Дочь Марианна (в семье — Марьяна), которую Софья в 1919 году забрала в Петроград, жила вместе с нею и неуравновешенным, раздражительным Татлиным, затем стала свидетельницей их расхождения. О последующей жизни с отчимом она не хотела ни писать, ни вспоминать. Осенью 1922 года Толстой списался с Софьей из Берлина, спрашивал о дочери, но Софья ей об этом не сказала. В мае 1923 года двенадцатилетняя девочка сама разыскала отца, приехавшего с коротким ознакомительным визитом из Берлина накануне своего возвращения в Советскую Россию: она узнала о его приезде из газет и, оборванная, пришла пешком в гостиницу «Европейская», где отец остановился. Первое, что сделал Толстой, — пошел с ней в магазины и «одел ее, как куклу». Вернувшись в Россию окончательно в августе того же года, Толстой с Крандиевской взяли Марьяну в свою семью и воспитали; вся ее любовь пошла отцу и мачехе, которая повела себя идеально. Видеться с матерью ей было неприятно: она боялась раздвоенности чувств. В любом случае она вспоминала, что встречи с матерью доставляли ей мало радости (Толстая М.: 191). Она росла мечтательницей, писала стихи, была по-юношески влюблена в соседа по Детскому — Федина. Мужем ее в середине 30-х стал москвич генерал Шиловский — тот самый, от которого незадолго до этого ушла к Михаилу Булгакову Елена Сергеевна Шиловская (Нюренберг); всю свою жизнь с ним и после его смерти Марьяна прожила в его квартире, в особняке в Ржевском переулке, «откуда улетела Маргарита». После университета она преподавала химию, была профессором. Д. А. Толстой вспоминал, что Марьяна не навещала мать, жившую в ужасных условиях, в коммунальной квартире — стыдилась ее; все ее забыли. Эта версия, очевидно, не совсем верна — ведь именно она, должно быть, помогала матери, так и не получившей пенсии. Тут, несомненно, отражены субъективные ощущения Софьи Исааковны, поверявшей их Наталии Васильевне, с которой они часто виделись в последние годы и которой она подарила черновик своих мемуаров.

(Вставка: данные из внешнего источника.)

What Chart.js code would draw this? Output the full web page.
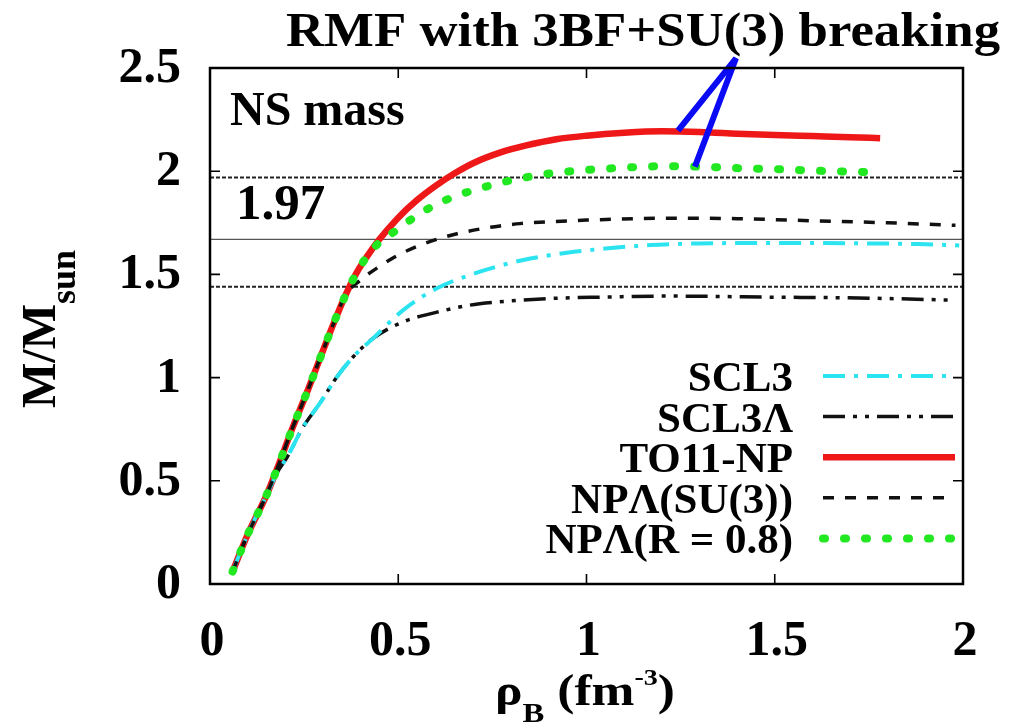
<!DOCTYPE html>
<html>
<head>
<meta charset="utf-8">
<title>NS mass</title>
<script src="https://cdn.jsdelivr.net/npm/chart.js@4.4.1/dist/chart.umd.min.js"></script>
<style>
  html, body { margin: 0; padding: 0; background: #fff; }
  #wrap { width: 1022px; height: 723px; }
  /* keeps the serif face loaded for canvas text */
  #fontwarm { position: absolute; left: -9999px; top: 0; font: bold 40px 'Liberation Serif'; }
</style>
</head>
<body>
<div id="fontwarm">RMF ρ Λ 0.5</div>
<div id="wrap"><canvas id="c" width="1022" height="723"></canvas></div>
<script>
// ── data: mass vs central baryon density ─────────────────────
const xTicks = [0, 0.5, 1, 1.5, 2];
const xTickLabels = ['0', '0.5', '1', '1.5', '2'];
const yTicks = [0, 0.5, 1, 1.5, 2, 2.5];
const yTickLabels = ['0', '0.5', '1', '1.5', '2', '2.5'];

// SCL3
const scl3X = [0.06, 0.10, 0.15, 0.18, 0.205, 0.247, 0.292, 0.337, 0.38, 0.433, 0.513, 0.603, 0.69, 0.77, 0.832, 0.948, 1.05, 1.17, 1.30, 1.45, 1.60, 1.75, 1.88, 1.99];
const scl3Y = [0.06, 0.24, 0.43, 0.545, 0.615, 0.76, 0.876, 1.003, 1.10, 1.19, 1.327, 1.433, 1.497, 1.542, 1.57, 1.605, 1.625, 1.642, 1.65, 1.652, 1.652, 1.65, 1.647, 1.64];

// SCL3Λ
const scl3lX = [0.06, 0.10, 0.15, 0.18, 0.205, 0.247, 0.292, 0.337, 0.38, 0.433, 0.513, 0.603, 0.69, 0.77, 0.90, 1.04, 1.21, 1.48, 1.75, 1.98];
const scl3lY = [0.06, 0.24, 0.43, 0.545, 0.615, 0.76, 0.876, 1.003, 1.10, 1.19, 1.27, 1.317, 1.351, 1.367, 1.383, 1.39, 1.395, 1.39, 1.385, 1.375];

// TO11-NP
const to11X = [0.06, 0.10, 0.15, 0.18, 0.22, 0.26, 0.30, 0.33, 0.36, 0.39, 0.42, 0.45, 0.50, 0.55, 0.60, 0.65, 0.70, 0.77, 0.84, 0.92, 1.00, 1.10, 1.20, 1.30, 1.40, 1.50, 1.60, 1.70, 1.78];
const to11Y = [0.06, 0.24, 0.43, 0.567, 0.76, 0.94, 1.13, 1.27, 1.40, 1.51, 1.595, 1.67, 1.775, 1.86, 1.93, 1.99, 2.04, 2.09, 2.125, 2.155, 2.172, 2.186, 2.193, 2.19, 2.182, 2.175, 2.17, 2.165, 2.16];

// NPΛ(SU(3))
const su3X = [0.06, 0.10, 0.15, 0.18, 0.22, 0.26, 0.30, 0.33, 0.36, 0.398, 0.447, 0.496, 0.549, 0.603, 0.656, 0.717, 0.77, 0.823, 0.90, 1.00, 1.20, 1.40, 1.60, 1.80, 1.98];
const su3Y = [0.06, 0.24, 0.43, 0.567, 0.76, 0.94, 1.13, 1.27, 1.40, 1.47, 1.535, 1.59, 1.635, 1.67, 1.697, 1.72, 1.735, 1.746, 1.755, 1.763, 1.772, 1.77, 1.76, 1.75, 1.738];

// NPΛ(R = 0.8)
const r08X = [0.06, 0.10, 0.15, 0.18, 0.22, 0.26, 0.30, 0.33, 0.36, 0.39, 0.42, 0.45, 0.50, 0.545, 0.593, 0.646, 0.70, 0.752, 0.805, 0.87, 0.92, 1.00, 1.10, 1.20, 1.30, 1.40, 1.50, 1.60, 1.70, 1.77];
const r08Y = [0.06, 0.24, 0.43, 0.567, 0.76, 0.94, 1.13, 1.27, 1.40, 1.51, 1.595, 1.655, 1.72, 1.78, 1.832, 1.875, 1.908, 1.935, 1.958, 1.98, 1.993, 2.006, 2.017, 2.024, 2.022, 2.015, 2.01, 2.003, 1.998, 1.995];

// observed masses drawn as horizontal lines
const refLevels = [1.97, 1.67, 1.44];

// pointer from the caption down to the two 3BF curves: red end, apex, green end
const pointerX = [1.243, 1.397, 1.288];
const pointerY = [2.196, 2.547, 2.022];

const SERIF = "'Liberation Serif', serif";

function pts(xs, ys) { return xs.map((x, i) => ({ x, y: ys[i] })); }

function curve(label, xs, ys, style, order) {
  return Object.assign({
    label,
    data: pts(xs, ys),
    showLine: true,
    pointRadius: 0,
    fill: false,
    cubicInterpolationMode: 'monotone',
    borderCapStyle: 'butt',
    borderDash: [],
    order,
    inLegend: true
  }, style);
}

const datasets = [
  curve('SCL3', scl3X, scl3Y, { borderColor: 'rgb(44,228,240)', borderWidth: 4, borderDash: [22, 9, 4, 9] }, 3),
  curve('SCL3Λ', scl3lX, scl3lY, { borderColor: '#111', borderWidth: 3.5, borderDash: [22, 8, 4, 8, 4, 8] }, 4),
  curve('TO11-NP', to11X, to11Y, { borderColor: 'rgb(238,24,24)', borderWidth: 6.5 }, 5),
  curve('NPΛ(SU(3))', su3X, su3Y, { borderColor: '#111', borderWidth: 3.5, borderDash: [11, 11] }, 2),
  curve('NPΛ(R = 0.8)', r08X, r08Y, { borderColor: 'rgb(34,232,34)', borderWidth: 8, borderDash: [2, 19], borderCapStyle: 'round' }, 1)
];

refLevels.forEach((v, i) => {
  datasets.push({
    label: 'ref ' + v,
    data: [{ x: 0, y: v }, { x: 2, y: v }],
    showLine: true,
    pointRadius: 0,
    borderColor: i === 1 ? '#555' : '#222',
    borderWidth: i === 1 ? 1.3 : 2,
    borderDash: i === 1 ? [] : [4, 2],
    order: 6,
    inLegend: false
  });
});

datasets.push({
  label: 'pointer',
  data: pts(pointerX, pointerY),
  showLine: true,
  pointRadius: 0,
  tension: 0,
  borderColor: 'rgb(10,10,245)',
  borderWidth: 6,
  borderJoinStyle: 'bevel',
  clip: false,
  order: 0,
  inLegend: false
});

// ── text helpers ─────────────────────────────────────────────
function fontOf(px) { return 'bold ' + px + 'px ' + SERIF; }

// draws a row of [text, size, dy] pieces from x along one baseline
function drawRuns(ctx, x, y, runs) {
  runs.forEach(([txt, size, dy]) => {
    ctx.font = fontOf(size);
    ctx.fillText(txt, x, y + (dy || 0));
    x += ctx.measureText(txt).width;
  });
}

// frame, inward ticks on all four sides, labels, legend
const framePlugin = {
  id: 'frame',
  afterDraw(chart) {
    const { ctx, chartArea: { left, right, top, bottom }, scales: { x, y } } = chart;
    ctx.save();
    ctx.strokeStyle = '#000';
    ctx.fillStyle = '#000';

    ctx.lineWidth = 1.6;
    ctx.beginPath();
    xTicks.forEach(v => {
      const px = x.getPixelForValue(v);
      ctx.moveTo(px, bottom); ctx.lineTo(px, bottom - 10);
      ctx.moveTo(px, top); ctx.lineTo(px, top + 10);
    });
    yTicks.forEach(v => {
      const py = y.getPixelForValue(v);
      ctx.moveTo(left, py); ctx.lineTo(left + 10, py);
      ctx.moveTo(right, py); ctx.lineTo(right - 10, py);
    });
    ctx.stroke();

    ctx.lineWidth = 2.5;
    ctx.strokeRect(left, top, right - left, bottom - top);

    // tick labels
    ctx.font = fontOf(50);
    ctx.textAlign = 'right';
    ctx.textBaseline = 'middle';
    yTicks.forEach((v, i) => ctx.fillText(yTickLabels[i], left - 29, y.getPixelForValue(v) + 1));
    ctx.textAlign = 'center';
    ctx.textBaseline = 'alphabetic';
    xTicks.forEach((v, i) => ctx.fillText(xTickLabels[i], x.getPixelForValue(v) + 2, bottom + 71));

    // caption, slightly widened
    ctx.save();
    ctx.translate(643, 46);
    ctx.scale(1.1, 1);
    ctx.font = fontOf(48);
    ctx.fillText('RMF with 3BF+SU(3) breaking', 0, 0);
    ctx.restore();

    ctx.textAlign = 'left';
    ctx.font = fontOf(48);
    ctx.fillText('NS mass', left + 20, 125);
    ctx.font = fontOf(51);
    ctx.fillText('1.97', left + 26, 219);

    // axis titles
    ctx.save();
    ctx.translate(495, 705);
    ctx.scale(1.17, 1);
    drawRuns(ctx, 0, 0, [['ρ', 44], ['B', 28, 17], [' (fm', 44], ['-3', 24, -20], [')', 44]]);
    ctx.restore();
    ctx.save();
    ctx.translate(55, 408);
    ctx.rotate(-Math.PI / 2);
    drawRuns(ctx, 0, 0, [['M/M', 48], ['sun', 36, 20]]);
    ctx.restore();

    // legend: right-aligned names with a line sample each
    const rows = chart.data.datasets.filter(d => d.inLegend);
    rows.forEach((d, i) => {
      const ry = 376 + i * 40.6;
      ctx.font = fontOf(43);
      ctx.textAlign = 'right';
      ctx.fillText(d.label, 793, ry + 15);
      ctx.save();
      ctx.strokeStyle = d.borderColor;
      ctx.lineWidth = d.borderWidth;
      ctx.lineCap = d.borderCapStyle || 'butt';
      ctx.setLineDash(d.borderDash || []);
      ctx.beginPath();
      ctx.moveTo(823, ry);
      ctx.lineTo(955, ry);
      ctx.stroke();
      ctx.restore();
    });
    ctx.restore();
  }
};

const chart = new Chart(document.getElementById('c'), {
  type: 'scatter',
  data: { datasets },
  plugins: [framePlugin],
  options: {
    responsive: false,
    animation: false,
    layout: { padding: { left: 210, right: 59, top: 68, bottom: 139 } },
    plugins: { legend: { display: false }, tooltip: { enabled: false } },
    scales: {
      x: { type: 'linear', min: 0, max: 2, display: false },
      y: { type: 'linear', min: 0, max: 2.5, display: false }
    }
  }
});

// redraw once the serif face is ready so canvas text picks it up
document.fonts.load("bold 40px 'Liberation Serif'", 'RMF ρ Λ').then(() => chart.draw());
document.fonts.ready.then(() => chart.draw());
</script>
</body>
</html>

Во время войны Софья Исааковна была эвакуирована, а после войны продолжала жить в Ленинграде, в полном одиночестве, в комнатке в коммунальной квартире, забитой холстами. Она больше не выставлялась, хотя рисунки и акварели последних лет исполнены с необычайной свободой. Насколько мне известно, она сохраняла дружеские отношения также с Любовью Васильевной Шапориной и Софьей Мстиславной Толстой. По устным воспоминаниям Крандиевской, в старости, несмотря на страшную бедность, она стала необычайно веселой и смешливой. В 1963 году Софья Дымшиц-Толстая умерла от недиагностированного аппендицита (Костеланец). После ее смерти, торопясь освободить комнату, дочь ее отдала все ее холсты студентам — чтоб они записали их поверх! Осталось несколько работ в Русском музее, кое-что в провинции, мало что попало за границу, сохранились несколько фотографий и репродукций с масляных работ и несколько рисунков и акварелей последних лет.
Вокруг расставания
В рассказе Толстого «Анна Зисерман», напечатанном, как и другие его военные очерки и рассказы, в газете «Русские ведомости» (22 марта 1915 года), а затем в знаменитом сборнике в защиту евреев «Щит» (1915), отразились фронтовые впечатления и либеральный настрой по отношению к евреям, который был тогда общим для русской литературы. Анна Зисерман, еврейка, прекрасная душой и телом, совершает военный подвиг и гибнет (Толстая 2004б: 183–212). Еврейское семейство, культурный конфликт поколений, еврейская молодежь с ее новым чувством достоинства — все эти детали легко проецируются на семейство Дымшиц. Рассказ явился своего рода прощальным жестом в сторону бывшей жены, сохранившей во время трудного процесса расставания максимум доброжелательности.